Sen Mertebesi
“O” değil, “sen”. Sen artık yazılarımda “o” diye hitap ettiğim, kendime anlattığım kişi olmayacaksın. Sen, “sen” mertebesine ulaştın.
Üzerimde öyle bir çekim etkin var ki, tıpkı kütle çekim etkisi gibi, yanında olduğumda uzay zaman bükülüyor benim için. Zaman, bir sonbahar esintisi gibi ılıman akıyor. Esniyor zaman; ancak sıkıldığı ya da uykusu geldiği için değil, ruhunun sıcaklığından. İçine çekiyorsun zamanı, kendi uhdende topluyorsun. Ardından her nefes verişinde, kendi ruhundan üfler gibi bahşediyorsun bana. Şükürler olsun sana.
Hamakta öylesine sallanan, kafası hafif güzel, keyif ehli gibi hoşnut ediyorsun beni. Yüzümde sebepsiz, aptal bir tebessüm; dünden kalan ve yarına taşacak olan. Üç gün. Üç gün sürüyor seni özlemem, saydım. İnanmazsan sen de say. Sensizliğin nasıl bir his olduğunu bilmezsin. Ben de bilmezdim seni tanıyana dek. Bilmediğim bir lezzetmişsin meğer hayata dair. Kendi kendinin tadına varabiliyor musun merak ediyorum ama olmadık zamanlarda buna üzülürken yakalıyorum kendimi; kahvaltı yaparken yahut gece lavaboya giderken.
O an orada bulunuşun, varlığının tecellisi, en sıradan ve normalde sıkıcı olması gereken anları dahi köpük köpük yapıyor. Seninle sessiz susuşlarımız bile canıma minnet. Başka yerde tadım tuzum kalmıyor, ruhum da ağzıma özeniyor.
Parazitsin, zihnimi ve bedenimi ele geçirdin. Aylardır tüm eylemlerim ve kararlarım sadece seninle ilgili. Seninle ilintili; uykuya kavuştuğum saat, başımdan düşen saç, öğle yemeğim. Bende ne varsa yahut ne eksikse, hepsi sen oluverdin. Bencilim dedim, ona bile sirayet ettin. Benim gibi kendisini düşünen bir adamın zihninin öylece ele geçirilmesi onda nasıl bir yarılmaya neden olur bilemezsin.

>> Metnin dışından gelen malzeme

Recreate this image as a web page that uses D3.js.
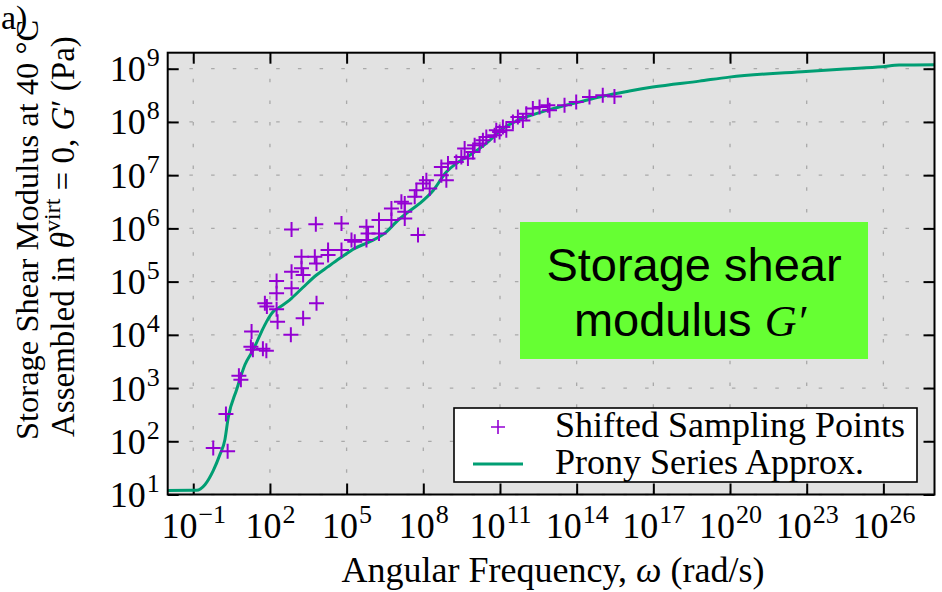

Uyuyamadığım gecelerdeki sohbet arkadaşım sensin. Eskiden hesap verdiğim, beni köşelere sıkıştıran kendim; artık sen oldun. Üstüme gelen, üstüme titreyen… Meleklerim ve şeytanlarım, hepsi senin bambaşka versiyonların. Ben bir tanesini bile bulamazken, sen bu kadar çok seni nereden buldun?
Sensizliğin pıhtılaştığı gece yarılarında uyumak değil, seni anarken uyuya kalmak ve orada senle olmaktır niyetim. Uyku ve rüya seni bana bahşetmeyecekse, ölüme yakınsamak ve film şeridinden başka nedir ki?
Yokluğunun tesiri, varlığınınkini bile kat kat aşıyor. Bir kez güneşin sıcaklığını hissetmiş tenim, geceleri daha çok üşüyor. Hayatın sırrına bir defa vakıf olmuş zihnim, onsuz zır cahil kalıyor. Renkler soluklaşıyor, sesler ahengini yitiriyor, hiç tahammül edemediğim bir kakofoni kulağımı tırmalıyor. Aklıma çöken sis bulutu, senle olmanın arzusundan başka her şeyi boğuyor. Boğulurken olmayışının derin sularında, batarken en dibine doğru hasretinin, suları delip geçen güneş ışığı misali güler yüzünün hayali beni hayatta tutuyor. Yokluğunda bile, olabilecek olmanın olasılığı, yaşamın kendisi haline geliyor.